The failure of the left-wing Syriza party to form a government in Greece 
last year makes it clear that despite the punishments of austerity, a 
majority will chose to remain within Europe - while powerful outside 
forces will proclaim that any left opposition must necessarily lead to 
breakup. It's true that the consequences of a Spanish exit from the 
Eurozone would sweep across the global capitalist system. Already 
weakened French and German banks together hold almost 50% of Spain's 
foreign debt, which is far larger than that of Greece. It is widely 
believed that the collapse of the French and German banking sectors 
would bring on a full-fledged global depression. Yet nothing can prevent 
a determined political force in a country as large as Spain from 
refusing the EU austerity measures and forcing radically different 
negotiations. If framed and timed correctly, as Isidro López argues, 
this threat to the neoliberal status quo in Europe could win the 
adhesion of the other Southern member states, as well as France and 
Ireland. This is the paradox of the European Union today: only the 
threat of exit makes any kind of "voice" - that is, real political 
negotiation - even remotely possible. And only such a threat, at the EU 
level, can give substance to the strategy of destitution/constitution 
currently being explored at the national level in Spain.
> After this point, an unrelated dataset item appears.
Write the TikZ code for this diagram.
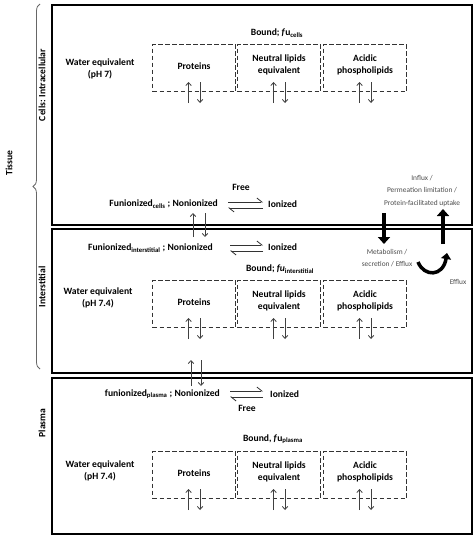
\documentclass[tikz,border=0pt]{standalone}
\usepackage{fontspec}
\setmainfont{Carlito}
\usetikzlibrary{arrows.meta,decorations.pathreplacing}
\begin{document}
\begin{tikzpicture}[x=1pt,y=-1pt,
  font=\fontsize{9.6}{11.5}\selectfont\bfseries,
  region/.style={draw=black,line width=1.7pt,inner sep=0pt,anchor=north west,minimum width=420pt},
  pool/.style={draw=black!80,line width=1.1pt,dash pattern=on 4.5pt off 2.5pt,inner sep=0pt,anchor=north west,minimum width=83pt,minimum height=47pt},
  lbl/.style={align=center,inner sep=0pt},
  small/.style={font=\fontsize{7.4}{12.5}\selectfont,text=black!70,align=center,inner sep=0pt},
  thinarrow/.style={draw=black!75,line width=0.8pt,-{Straight Barb[length=3pt,width=5.5pt]}},
  eqarrow/.style={draw=black!80,line width=0.8pt,-{Straight Barb[harpoon,length=5pt,width=8pt]}},
  thickarrow/.style={line width=4.5pt,-{Triangle[length=7pt,width=12pt]}},
  side/.style={rotate=90,inner sep=0pt},
]
\useasboundingbox (0,0) rectangle (474,535);

% regions
\node[region,minimum height=220pt] (cells) at (51,4) {};
\node[region,minimum height=144pt] (inter) at (51,228) {};
\node[region,minimum height=156pt] (plasma) at (51,377) {};

% side labels
\coordinate (bt) at (40,4);
\coordinate (bb) at (40,369);
\draw[black!60,line width=0.8pt,decorate,decoration={brace,amplitude=7pt}] (bb) -- (bt);
\node[side] (tissue) at (9,163) {Tissue};
\node[side] (lcells) at (42,85) {Cells: Intracellular};
\node[side] (linter) at (42,287) {Interstitial};
\node[side] (lplasma) at (42,423) {Plasma};

% pool rows
\foreach \p/\top in {c/44,i/280,p/451}{
  \node[pool] (\p prot) at (152,\top) {};
  \node[pool] (\p neut) at (237,\top) {};
  \node[pool] (\p acid) at (323,\top) {};
  \node[lbl] (\p tprot) at ([yshift=-22pt]\p prot.north) {Proteins};
  \node[lbl] (\p tneut) at ([yshift=-21pt]\p neut.north) {Neutral lipids\\equivalent};
  \node[lbl] (\p tacid) at ([yshift=-21pt]\p acid.north) {Acidic\\phospholipids};
  \foreach \b in {prot,neut,acid}{
    \coordinate (\p\b u1) at ([xshift=-5.5pt,yshift=-59pt]\p\b.north);
    \coordinate (\p\b u2) at ([xshift=-5.5pt,yshift=-38pt]\p\b.north);
    \coordinate (\p\b d1) at ([xshift=6pt,yshift=-38pt]\p\b.north);
    \coordinate (\p\b d2) at ([xshift=6pt,yshift=-59pt]\p\b.north);
    \draw[thinarrow] (\p\b u1) -- (\p\b u2);
    \draw[thinarrow] (\p\b d1) -- (\p\b d2);
  }
}

% water equivalent
\node[lbl] (cwater) at (100,69) {Water equivalent\\(pH 7)};
\node[lbl] (iwater) at (98,298) {Water equivalent\\(pH 7.4)};
\node[lbl] (pwater) at (100,471) {Water equivalent\\(pH 7.4)};

% bound labels
\node[lbl] (cbound) at (277,33) {Bound; \textit{f}u\textsubscript{cells}};
\node[lbl] (ibound) at (280,269) {Bound; \textit{fu}\textsubscript{interstitial}};
\node[lbl] (pbound) at (273,439) {Bound, \textit{f}u\textsubscript{plasma}};

% free / ionized
\node[lbl] (cfree) at (241,187) {Free};
\node[lbl,anchor=east] (cnon) at (218,204) {Funionized\textsubscript{cells} ; Nonionized};
\node[lbl,anchor=west] (cion) at (268,204) {Ionized};
\coordinate (ca1) at (228,202); \coordinate (ca2) at (263,202);
\coordinate (ca3) at (263,208); \coordinate (ca4) at (228,208);
\draw[eqarrow] (ca1) -- (ca2);
\draw[eqarrow] (ca3) -- (ca4);

\node[lbl,anchor=east] (inon) at (213,248) {Funionized\textsubscript{interstitial} ; Nonionized};
\node[lbl,anchor=west] (iion) at (268,247) {Ionized};
\coordinate (ia1) at (230,245); \coordinate (ia2) at (263,245);
\coordinate (ia3) at (263,251); \coordinate (ia4) at (230,251);
\draw[eqarrow] (ia1) -- (ia2);
\draw[eqarrow] (ia3) -- (ia4);

\node[lbl,anchor=east] (pnon) at (220,394) {funionized\textsubscript{plasma} ; Nonionized};
\node[lbl,anchor=west] (pion) at (270,394) {Ionized};
\node[lbl] (pfree) at (247,408) {Free};
\coordinate (pa1) at (230,391); \coordinate (pa2) at (263,391);
\coordinate (pa3) at (263,397); \coordinate (pa4) at (230,397);
\draw[eqarrow] (pa1) -- (pa2);
\draw[eqarrow] (pa3) -- (pa4);

% exchange arrows between compartments
\coordinate (x1a) at (193,237); \coordinate (x1b) at (193,213);
\coordinate (x1c) at (205,213); \coordinate (x1d) at (205,237);
\draw[thinarrow] (x1a) -- (x1b);
\draw[thinarrow] (x1c) -- (x1d);
\coordinate (x2a) at (191,386); \coordinate (x2b) at (191,360);
\coordinate (x2c) at (201,360); \coordinate (x2d) at (201,386);
\draw[thinarrow] (x2a) -- (x2b);
\draw[thinarrow] (x2c) -- (x2d);

% transport
\node[small] (influx) at (422,191) {Influx /\\Permeation limitation /\\Protein-facilitated uptake};
\node[small] (metab) at (387,258) {Metabolism /\\secretion / Efflux};
\node[small] (efflux) at (458,282) {Efflux};
\coordinate (td1) at (384,213); \coordinate (td2) at (384,244);
\coordinate (tu1) at (443,244); \coordinate (tu2) at (443,209);
\draw[thickarrow] (td1) -- (td2);
\draw[thickarrow] (tu1) -- (tu2);
\coordinate (cv1) at (418,262); \coordinate (cv2) at (447,253);
\draw[line width=3.5pt,-{Triangle[length=6pt,width=10pt]}] (cv1) .. controls (424,277) and (443,277) .. (cv2);
\end{tikzpicture}
\end{document}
"YO NO ENTRO EN TU LEY" reads the sign held by a PAH protester in 
Barcelona. "I don't fit into your law." By creating radical facts on the 
ground in the form of occupations, privately negotiated social rents and 
massive tides of protest coordinated by sophisticated technopolitical 
networks, while simultaneously mobilizing both electoral forces and a 
guiding philosophy for the seizure and use of institutional power, the 
Spanish left is rediscovering the almost forgotten and seemingly archaic 
concept of autonomy. Autonomy is neither a right nor an essence nor even 
a persistent condition, but instead, the endless process whereby the 
collective self (autos) creates its own law (nomos). In this case it 
entails creating new social rights - ones that are based, not on social 
property as under the welfare state, but instead on a theorization of 
commons - as well as original forms of critical participation using 
technopolitical means to ensure that government is not hijacked by 
interest groups. For sure, this emergent process of autonomization is 
only made possible by the stark heteronomy of capital's resurgent law of 
accumulation, which concentrates wealth among a few while imposing 
proletarianization on the many. In our time, political autonomy is a 
fruit that can only be plucked from a toxic desert. Yet these are the 
chances of human existence, singular and accidental, without any guarantees.

Obviously nothing concrete has yet been achieved. Obviously this is a 
desperate confrontation where the weaker side - our side - can easily 
lose. And just as obviously, the entire scenario described here could be 
annulled by the controlled drawdown of austerity, the stimulus of a few 
exclusive profit centers (bricks and mortar, again) and the stifling 
return to the status quo of a failed but immensely powerful system. 
Obviously we can all just stagger on like zombies greeting the 
everlasting dawn of the dead. But for anyone who wants out of the 
endless rerun of finance capitalism, the Spanish left - the weakest link 
in the circuit of European capital - is once again a radical force that 
deserves your active attention and your living support.